Étape 4 : Pleine appropriation par l’enfant de « merci »
À 3 ans, Anaé maîtrise pleinement l’utilisation de « merci » et l’adapte selon le contexte. Elle comprend maintenant que ce mot exprime sa gratitude envers la personne qui lui donne quelque chose. Elle est capable de dire « merci » de manière spontanée et sincère, accompagnée de gestes affectueux comme des sourires et des baisers. Elle ne se contente plus de répéter une formule, mais elle saisit la portée émotionnelle et sociale du mot.
Le « merci », ce mot magique, devient alors une clé essentielle dans les relations sociales de l’enfant, que ce soit lors des repas familiaux, à l’ouverture des cadeaux, en classe ou dans la cour de récréation. Il devient un outil de réciprocité et d’échange affectif, renforçant les liens sociaux autour de lui.
La leçon de Bergson : la politesse du cœur
Le parcours d’Anaé montre que l’apprentissage de la politesse, et en particulier du mot « merci », est un processus graduel qui repose sur l’imitation, les répétitions et le soutien des adultes. Selon Bergson, ce processus va au-delà de la simple adoption des « bonnes manières ». Il s’agit d’un apprentissage social et affectif qui permet à l’enfant de comprendre et de s’adapter aux codes de son environnement.

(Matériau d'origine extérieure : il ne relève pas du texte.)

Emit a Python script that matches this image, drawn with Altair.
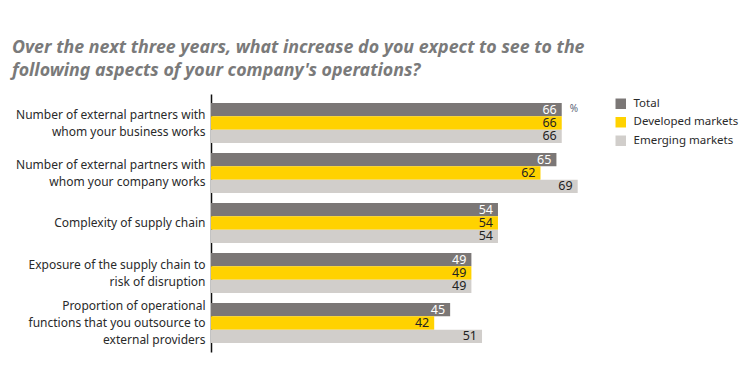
import altair as alt
import pandas as pd

categories = [
    "Number of external partners with|whom your business works",
    "Number of external partners with|whom your company works",
    "Complexity of supply chain",
    "Exposure of the supply chain to|risk of disruption",
    "Proportion of operational|functions that you outsource to|external providers",
]
series = ["Total", "Developed markets", "Emerging markets"]
total = [66, 65, 54, 49, 45]
developed = [66, 62, 54, 49, 42]
emerging = [66, 69, 54, 49, 51]
colors = ["#7b7776", "#ffd200", "#d1cecb"]
label_colors = ["#ffffff", "#222222", "#222222"]

rows = []
for i, c in enumerate(categories):
    for s, vals in zip(series, [total, developed, emerging]):
        rows.append({"aspect": c, "series": s, "value": vals[i]})
df = pd.DataFrame(rows)

FONT = "Noto Sans"
LH = 17

y_enc = alt.Y(
    "aspect:N",
    sort=categories,
    title=None,
    scale=alt.Scale(paddingInner=0.2, paddingOuter=0.18),
    axis=alt.Axis(
        labelExpr="split(datum.label, '|')",
        labelFont=FONT,
        labelFontSize=12,
        labelColor="#2a2a2a",
        labelLineHeight=LH,
        labelPadding=6,
        labelOffset={
            "condition": [
                {"test": "length(split(datum.value, '|')) == 3", "value": -LH},
                {"test": "length(split(datum.value, '|')) == 2", "value": -LH / 2},
            ],
            "value": 0,
        },
        ticks=False,
        domainColor="#111111",
        domainWidth=1.5,
        labelLimit=300,
    ),
)
yoff = alt.YOffset("series:N", sort=series, scale=alt.Scale(paddingInner=0, paddingOuter=0))
x_enc = alt.X("value:Q", scale=alt.Scale(domain=[0, 70]), axis=None)

bars = alt.Chart(df).mark_bar(size=13.3).encode(
    x=x_enc,
    y=y_enc,
    yOffset=yoff,
    color=alt.Color(
        "series:N",
        sort=series,
        scale=alt.Scale(domain=series, range=colors),
        legend=alt.Legend(
            title=None,
            orient="none",
            legendX=404,
            legendY=4,
            symbolType="square",
            symbolSize=110,
            symbolStrokeWidth=0,
            labelFont=FONT,
            labelFontSize=11.5,
            labelColor="#2a2a2a",
            labelOffset=7,
            rowPadding=5.5,
        ),
    ),
)

labels = alt.Chart(df).mark_text(
    align="right", baseline="middle", dx=-5, font=FONT, fontSize=12.5
).encode(
    x=x_enc,
    y=alt.Y("aspect:N", sort=categories),
    yOffset=yoff,
    text="value:Q",
    color=alt.Color("series:N", sort=series, scale=alt.Scale(domain=series, range=label_colors), legend=None),
)

pct = alt.Chart(pd.DataFrame({"aspect": [categories[0]], "series": ["Total"], "value": [total[0]], "t": ["%"]})).mark_text(
    align="left", baseline="middle", dx=8, dy=-1, font=FONT, fontSize=10, color="#5b6478"
).encode(
    x=x_enc,
    y=alt.Y("aspect:N", sort=categories),
    yOffset=yoff,
    text="t:N",
)

chart = (
    alt.layer(bars, labels, pct)
    .resolve_scale(color="independent")
    .properties(
        width=372,
        height=258,
        padding={"left": 203, "top": 86, "right": 157, "bottom": 4},
        autosize=alt.AutoSizeParams(type="none"),
        title=alt.Title(
            ["Over the next three years, what increase do you expect to see to the",
             "following aspects of your company's operations?"],
            anchor="start",
            frame="group",
            dx=-199,
            offset=14,
            font=FONT,
            fontSize=17.8,
            fontStyle="italic",
            fontWeight="bold",
            color="#7a7a7a",
            lineHeight=23,
        ),
    )
    .configure(background="#ffffff")
    .configure_view(stroke="transparent", strokeWidth=0)
)

chart.save("out.html", embed_options={"renderer": "svg", "actions": False})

En effet, au début, l’enfant semble inverser les rôles dans le script de politesse, en exprimant des gestes ou des paroles qui ne correspondent pas encore à sa place dans l’échange. Cependant, à force de répétitions et d’accompagnement, il finit par comprendre la véritable fonction de « merci » : exprimer sa gratitude envers celui qui donne. Ce processus est un moyen pour l’enfant de prendre conscience de son rôle dans la société et de sa capacité à établir des relations sociales fondées sur la réciprocité et l’affection.
L’apprentissage de « merci » est donc bien plus qu’une simple leçon de politesse : c’est un chemin vers l’autonomisation sociale et affective de l’enfant, et un reflet de sa capacité à interagir harmonieusement avec les autres dans un cadre social donné.